Police say no referral yet relating to OAG audit report on misuse of covid-19 funds


Police say despite the Auditor General having released its report showing millions of covid-19 funds misused, there has been no case opened.

Police Commissioner Mostyn Mangau confirmed this yesterday at the police weekly conference.

Last month, the Auditor General released its audit report of three government ministries which found widespread non-compliance from April-December, 2020 in their spending of public funds allocated for covid-19 preparedness and response.

Responding to questions raised Commissioner Mangau said referrals for investigation will be forwarded to his office and they will look into the file for investigation.

He said there has been no referral since the report was released.

Last month it was published in the media that Office of the Auditor General investigated how three ministries procured goods and services using covid-19 funds from April to December, 2020.

They are the Ministry of Health and Medical Services (MHMS), The Ministry of Infrastructure Development (MID) and National Disaster Management Office (NDMO) under the ministry of environment, climate change, disaster management & meteorology (MECDM).

The OAG report published last month and called on the national government to strengthen its procurement processes.

$90 million was spent by MHMS, NDMO and MID in 2020. They used the disaster relief fund to spend on goods, services and works to support the response to the pandemic.

MHMS spent $26 million, MID – $14.9 million and NDMO – $49.5 million.

However, the report found that most of these spendings were made though “truncated procurement process”.

When the state of public emergency was declared on March 25, 2020, government’s normal procurement procedure was replaced by the use of Bid Waiver system – an alternative procurement system which was used in exceptional circumstances in which ‘observing the normal requirements would result in detriment to the people or assets of the Solomon Islands’.

The bill waiver system was abused.

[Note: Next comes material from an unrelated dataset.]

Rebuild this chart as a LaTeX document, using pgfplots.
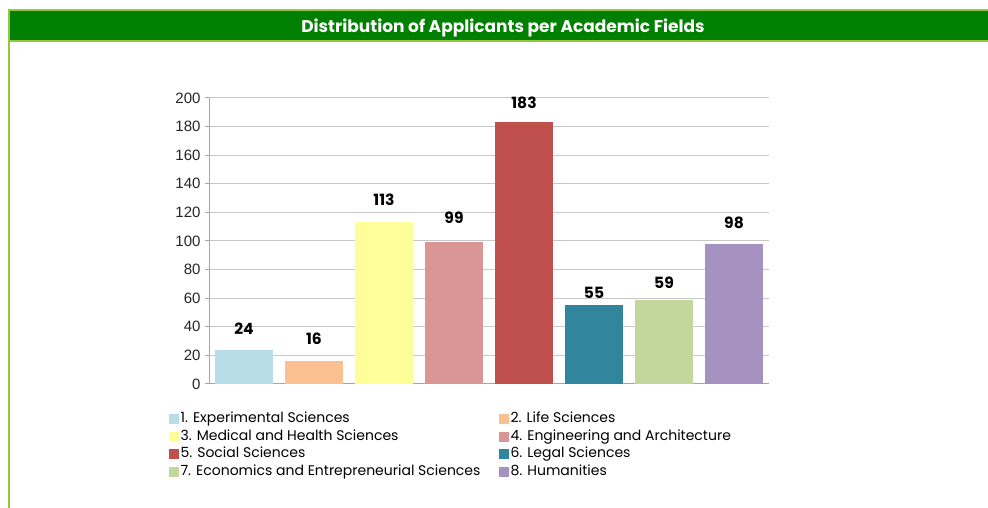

For example, some works were completed and paid for before the bill waiver was approved and contracts signed in ‘cart-before-horse’ style.

Since the tender process was absent, conflicts of interest were not declared. There was high risk of nepotism, wantok business and offering contracts to family members, relatives, friends or associates.

Bloated prices of goods and services popped up which ate away the covid-19 funds.

For example, $400 for one pillow and $130 for one blanket, provided to the national referral hospital (NRH), seen in an invoice of $99,500 dated May 25, 2020.

Documents were missing, which would have provided information to prove that public funds were well spent.

In many cases, documents show that amounts have been manipulated by hand. For example, a payment voucher made out for a $11,089 payment was manually changed to $110,089.

Some businesses which were not registered under the Company Haus were awarded contracts.